=== Given task ===
Reproduce the listing below from the line with "Write the Apache ECharts code for this chart." to the line with "const font = 'Liberation", both lines included, character for character, minus any pictures.
-*-
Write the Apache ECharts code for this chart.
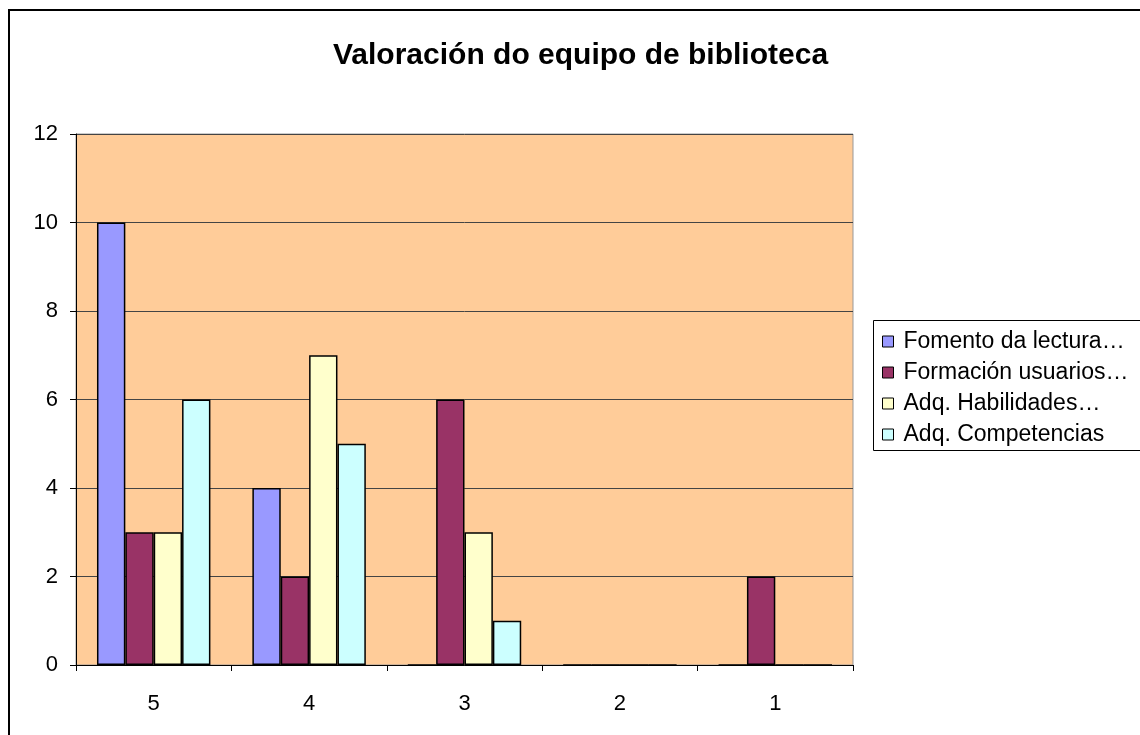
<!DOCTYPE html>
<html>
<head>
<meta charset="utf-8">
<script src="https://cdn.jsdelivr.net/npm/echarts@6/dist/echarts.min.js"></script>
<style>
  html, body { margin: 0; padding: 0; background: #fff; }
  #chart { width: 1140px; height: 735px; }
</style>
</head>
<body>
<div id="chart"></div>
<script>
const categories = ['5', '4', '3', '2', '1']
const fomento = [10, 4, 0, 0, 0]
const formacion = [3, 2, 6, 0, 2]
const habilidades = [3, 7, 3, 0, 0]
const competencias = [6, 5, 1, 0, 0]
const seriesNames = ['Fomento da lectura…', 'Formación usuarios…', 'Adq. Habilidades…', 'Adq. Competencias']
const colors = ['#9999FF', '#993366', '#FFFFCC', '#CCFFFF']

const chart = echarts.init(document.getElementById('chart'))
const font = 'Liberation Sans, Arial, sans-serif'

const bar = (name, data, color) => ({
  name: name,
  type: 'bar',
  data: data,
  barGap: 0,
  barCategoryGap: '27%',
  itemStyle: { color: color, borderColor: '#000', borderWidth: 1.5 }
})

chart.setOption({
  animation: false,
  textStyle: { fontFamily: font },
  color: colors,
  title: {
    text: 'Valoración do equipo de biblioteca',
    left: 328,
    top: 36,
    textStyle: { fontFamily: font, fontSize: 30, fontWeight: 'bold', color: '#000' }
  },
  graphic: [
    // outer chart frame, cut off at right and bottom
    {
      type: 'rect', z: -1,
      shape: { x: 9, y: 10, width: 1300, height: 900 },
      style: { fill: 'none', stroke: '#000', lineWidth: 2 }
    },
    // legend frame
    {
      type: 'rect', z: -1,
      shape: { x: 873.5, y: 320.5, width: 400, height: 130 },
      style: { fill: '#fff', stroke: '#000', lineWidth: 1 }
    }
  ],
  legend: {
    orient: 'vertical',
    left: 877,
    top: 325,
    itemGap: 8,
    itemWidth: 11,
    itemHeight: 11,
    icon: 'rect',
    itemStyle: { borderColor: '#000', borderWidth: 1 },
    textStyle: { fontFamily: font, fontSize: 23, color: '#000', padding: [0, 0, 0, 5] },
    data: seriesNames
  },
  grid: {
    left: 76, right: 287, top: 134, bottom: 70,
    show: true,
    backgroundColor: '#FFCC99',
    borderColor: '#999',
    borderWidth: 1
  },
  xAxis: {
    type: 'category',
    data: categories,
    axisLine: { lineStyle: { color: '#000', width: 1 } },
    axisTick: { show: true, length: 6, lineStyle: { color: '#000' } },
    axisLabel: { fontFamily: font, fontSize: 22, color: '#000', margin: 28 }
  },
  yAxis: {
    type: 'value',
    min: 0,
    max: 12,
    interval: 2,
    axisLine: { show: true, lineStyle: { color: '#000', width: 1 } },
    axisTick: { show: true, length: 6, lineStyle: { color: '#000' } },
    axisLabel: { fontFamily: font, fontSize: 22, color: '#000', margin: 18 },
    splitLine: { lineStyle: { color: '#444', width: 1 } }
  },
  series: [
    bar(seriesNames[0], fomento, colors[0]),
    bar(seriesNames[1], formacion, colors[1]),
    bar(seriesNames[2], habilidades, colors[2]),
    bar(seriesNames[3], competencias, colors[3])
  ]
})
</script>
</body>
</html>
-*-
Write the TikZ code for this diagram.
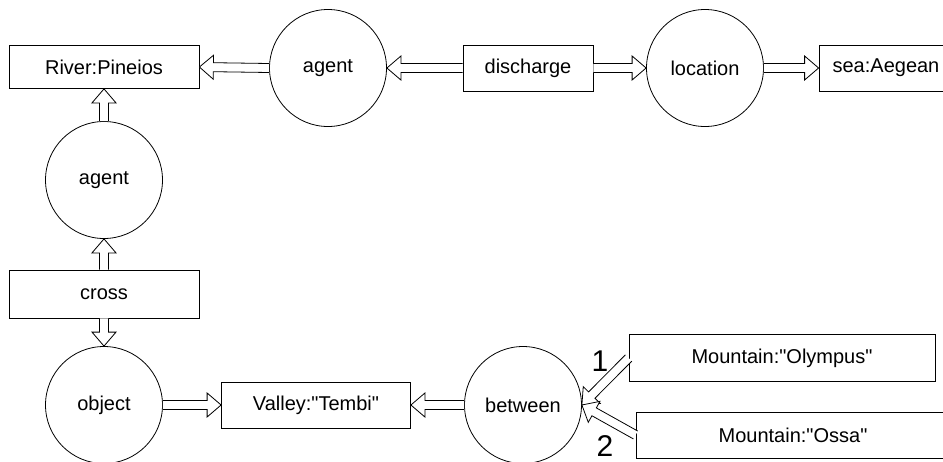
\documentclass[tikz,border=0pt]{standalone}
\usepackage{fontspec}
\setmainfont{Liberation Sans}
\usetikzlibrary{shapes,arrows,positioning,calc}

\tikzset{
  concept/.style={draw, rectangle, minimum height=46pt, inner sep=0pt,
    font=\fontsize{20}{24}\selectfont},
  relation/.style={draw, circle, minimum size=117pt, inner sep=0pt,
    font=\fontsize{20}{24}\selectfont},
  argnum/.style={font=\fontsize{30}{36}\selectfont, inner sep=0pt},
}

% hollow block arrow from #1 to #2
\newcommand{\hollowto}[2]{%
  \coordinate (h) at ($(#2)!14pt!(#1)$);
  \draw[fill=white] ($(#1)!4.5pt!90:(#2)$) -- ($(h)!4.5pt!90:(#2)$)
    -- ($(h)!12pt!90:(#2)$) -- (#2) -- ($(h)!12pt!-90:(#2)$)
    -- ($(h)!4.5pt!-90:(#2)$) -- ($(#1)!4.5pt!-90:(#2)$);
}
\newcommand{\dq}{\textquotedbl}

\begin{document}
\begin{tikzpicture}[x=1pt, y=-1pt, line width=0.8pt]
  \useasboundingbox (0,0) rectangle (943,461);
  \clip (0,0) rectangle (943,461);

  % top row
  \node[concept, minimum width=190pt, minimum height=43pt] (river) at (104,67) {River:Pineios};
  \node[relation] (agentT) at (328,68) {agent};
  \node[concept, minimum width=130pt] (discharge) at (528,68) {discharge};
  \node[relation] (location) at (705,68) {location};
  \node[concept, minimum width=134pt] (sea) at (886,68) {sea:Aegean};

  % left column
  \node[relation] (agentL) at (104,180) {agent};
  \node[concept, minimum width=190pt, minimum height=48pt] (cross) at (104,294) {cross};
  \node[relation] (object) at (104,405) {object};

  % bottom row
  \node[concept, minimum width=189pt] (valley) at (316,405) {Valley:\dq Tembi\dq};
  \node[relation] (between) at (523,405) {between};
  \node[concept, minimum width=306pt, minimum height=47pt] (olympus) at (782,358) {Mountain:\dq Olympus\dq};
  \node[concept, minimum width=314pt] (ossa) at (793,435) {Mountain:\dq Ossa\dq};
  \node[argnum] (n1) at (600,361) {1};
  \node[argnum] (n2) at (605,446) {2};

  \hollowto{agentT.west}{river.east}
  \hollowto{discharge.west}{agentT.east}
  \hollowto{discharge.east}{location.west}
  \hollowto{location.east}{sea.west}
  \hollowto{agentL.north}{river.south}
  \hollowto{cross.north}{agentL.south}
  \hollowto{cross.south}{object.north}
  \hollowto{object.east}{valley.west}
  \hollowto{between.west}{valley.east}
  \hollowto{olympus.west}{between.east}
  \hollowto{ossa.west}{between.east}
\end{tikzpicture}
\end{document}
-*-
=== Exercise output ===
Write the Apache ECharts code for this chart.
<!DOCTYPE html>
<html>
<head>
<meta charset="utf-8">
<script src="https://cdn.jsdelivr.net/npm/echarts@6/dist/echarts.min.js"></script>
<style>
  html, body { margin: 0; padding: 0; background: #fff; }
  #chart { width: 1140px; height: 735px; }
</style>
</head>
<body>
<div id="chart"></div>
<script>
const categories = ['5', '4', '3', '2', '1']
const fomento = [10, 4, 0, 0, 0]
const formacion = [3, 2, 6, 0, 2]
const habilidades = [3, 7, 3, 0, 0]
const competencias = [6, 5, 1, 0, 0]
const seriesNames = ['Fomento da lectura…', 'Formación usuarios…', 'Adq. Habilidades…', 'Adq. Competencias']
const colors = ['#9999FF', '#993366', '#FFFFCC', '#CCFFFF']

const chart = echarts.init(document.getElementById('chart'))
const font = 'Liberation Sans, Arial, sans-serif'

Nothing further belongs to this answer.